Entre los grupos con los que más disfruto está Amaral. En su último disco hay una canción en la que el estribillo repite constantemente: “Todos los mares de la tierra son igual que tú”. En su letra expresan algo de lo que a veces no somos conscientes. Todos los seres humanos somos iguales, hayamos nacido donde hayamos nacido y sea cual sea nuestra cultura. Por más que hayamos puesto distintos nombres a los mares u océanos, la masa del agua marina que puebla nuestra tierra es, en realidad, la misma. Del mismo modo, también todos los seres humanos somos esencialmente lo mismo. Las diversas corrientes marinas, la temperatura, el oleaje, la fauna que los habitan, las distintas mareas, la bravura o la mansedumbre… son matices que caracterizan a unos y otros mares, pero no dejan de ser una misma masa de agua.

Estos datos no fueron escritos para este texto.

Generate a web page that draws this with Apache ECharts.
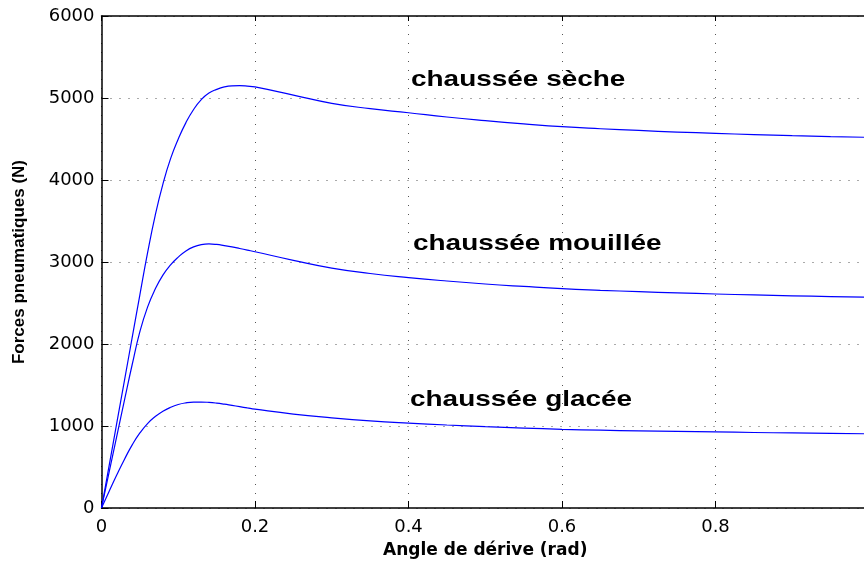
<!DOCTYPE html>
<html lang="fr">
<head>
  <meta charset="UTF-8">
  <title>Forces pneumatiques</title>
  <script src="https://cdn.jsdelivr.net/npm/echarts@6.0.0/dist/echarts.min.js"></script>
  <style>
    html, body { margin: 0; padding: 0; background: #fff; }
  </style>
</head>
<body>
  <div id="main" style="width: 864px; height: 563px;"></div>

  <script>
    // Angle de dérive (rad)
    const angle = [0, 0.01, 0.02, 0.03, 0.04, 0.05, 0.06, 0.07, 0.08, 0.09, 0.10,
      0.11, 0.12, 0.13, 0.14, 0.15, 0.16, 0.17, 0.18, 0.19, 0.20,
      0.25, 0.30, 0.35, 0.40, 0.45, 0.50, 0.55, 0.60, 0.65, 0.70,
      0.75, 0.80, 0.85, 0.90, 0.95, 1.00];

    // Forces (N)
    const seche = [0, 520, 1040, 1560, 2080, 2600, 3110, 3570, 3950, 4260, 4500,
      4700, 4860, 4980, 5060, 5105, 5135, 5148, 5150, 5145, 5135,
      5035, 4935, 4870, 4820, 4768, 4724, 4685, 4650, 4625, 4604,
      4585, 4569, 4554, 4541, 4530, 4520];

    const mouillee = [0, 440, 880, 1320, 1750, 2150, 2450, 2670, 2840, 2965, 3060,
      3135, 3185, 3212, 3220, 3214, 3200, 3184, 3165, 3145, 3125,
      3020, 2925, 2860, 2810, 2768, 2732, 2702, 2675, 2655, 2638,
      2623, 2610, 2598, 2588, 2578, 2570];

    const glacee = [0, 205, 405, 595, 770, 915, 1030, 1115, 1180, 1228, 1262,
      1282, 1291, 1292, 1288, 1279, 1266, 1251, 1236, 1220, 1205,
      1145, 1100, 1063, 1035, 1012, 992, 975, 960, 949, 940,
      934, 928, 921, 915, 910, 905];

    const labels = ['chaussée sèche', 'chaussée mouillée', 'chaussée glacée'];

    const myChart = echarts.init(document.getElementById('main'));

    const pairs = vals => angle.map((a, i) => [a, vals[i]]);

    const tickFont = { color: '#000', fontFamily: 'DejaVu Sans', fontSize: 18 };
    const gridLine = { show: true, lineStyle: { color: '#555', width: 1, type: [1, 8] } };

    function curve(name, vals) {
      return {
        name: name,
        type: 'line',
        data: pairs(vals),
        smooth: 0.5,
        symbol: 'none',
        lineStyle: { color: '#0000ff', width: 1.2 },
        animation: false
      };
    }

    const option = {
      backgroundColor: '#fff',
      grid: { left: 101.5, right: -5, top: 16, bottom: 55, outerBoundsMode: 'none', containLabel: false },
      xAxis: [{
        type: 'value',
        min: 0, max: 1, interval: 0.2,
        name: 'Angle de dérive (rad)',
        nameLocation: 'middle',
        nameGap: 34,
        nameTextStyle: { color: '#000', fontFamily: 'DejaVu Sans', fontWeight: 'bold', fontSize: 17 },
        axisLine: { show: true, lineStyle: { color: '#000', width: 1.5 } },
        axisTick: { show: true, inside: true, length: 7, lineStyle: { color: '#000' } },
        axisLabel: Object.assign({ margin: 10, showMaxLabel: true, hideOverlap: false }, tickFont),
        splitLine: gridLine
      }, {
        type: 'value',
        position: 'top',
        min: 0, max: 1, interval: 0.2,
        axisLine: { show: true, onZero: false, lineStyle: { color: '#000', width: 1.5 } },
        axisTick: { show: true, inside: true, length: 5, lineStyle: { color: '#000' } },
        axisLabel: { show: false },
        splitLine: { show: false }
      }],
      yAxis: {
        type: 'value',
        min: 0, max: 6000, interval: 1000,
        name: 'Forces pneumatiques (N)',
        nameLocation: 'middle',
        nameGap: 74,
        nameTextStyle: { color: '#000', fontFamily: 'Liberation Sans', fontWeight: 'bold', fontSize: 17 },
        axisLine: { show: true, lineStyle: { color: '#000', width: 1.5 } },
        axisTick: { show: true, inside: true, length: 7, lineStyle: { color: '#000' } },
        axisLabel: Object.assign({ margin: 7, formatter: v => String(v) }, tickFont),
        splitLine: gridLine
      },
      graphic: [
        { type: 'text', x: 411, y: 80, scaleX: 1.27, style: { text: labels[0], font: 'bold 22px "Liberation Sans"', fill: '#000', verticalAlign: 'middle' } },
        { type: 'text', x: 413, y: 244, scaleX: 1.27, style: { text: labels[1], font: 'bold 22px "Liberation Sans"', fill: '#000', verticalAlign: 'middle' } },
        { type: 'text', x: 410, y: 400, scaleX: 1.27, style: { text: labels[2], font: 'bold 22px "Liberation Sans"', fill: '#000', verticalAlign: 'middle' } }
      ],
      series: [
        curve(labels[0], seche),
        curve(labels[1], mouillee),
        curve(labels[2], glacee)
      ]
    };

    myChart.setOption(option);
  </script>
</body>
</html>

Jóvenes en un festival de música en Hungría/EFE

Esta gran verdad que canta Amaral también la expresa la Escritura aunque “en seco”. En vez de utilizar la imagen del mar, la Biblia afirma que el ser humano está hecho de polvo de la tierra. Puede parecer que somos distintos, que la lengua, el color, las costumbres o la religión abren abismos que nos separan. Pero, más allá de las apariencias, todos estamos hechos del mismo barro. Entendiéndonos así resulta aún más absurdo levantar muros que nos separen o dejarnos llevar por las sospechas que nos despierta todo lo diferente. Los mares, como las personas, están unidos en lo esencial.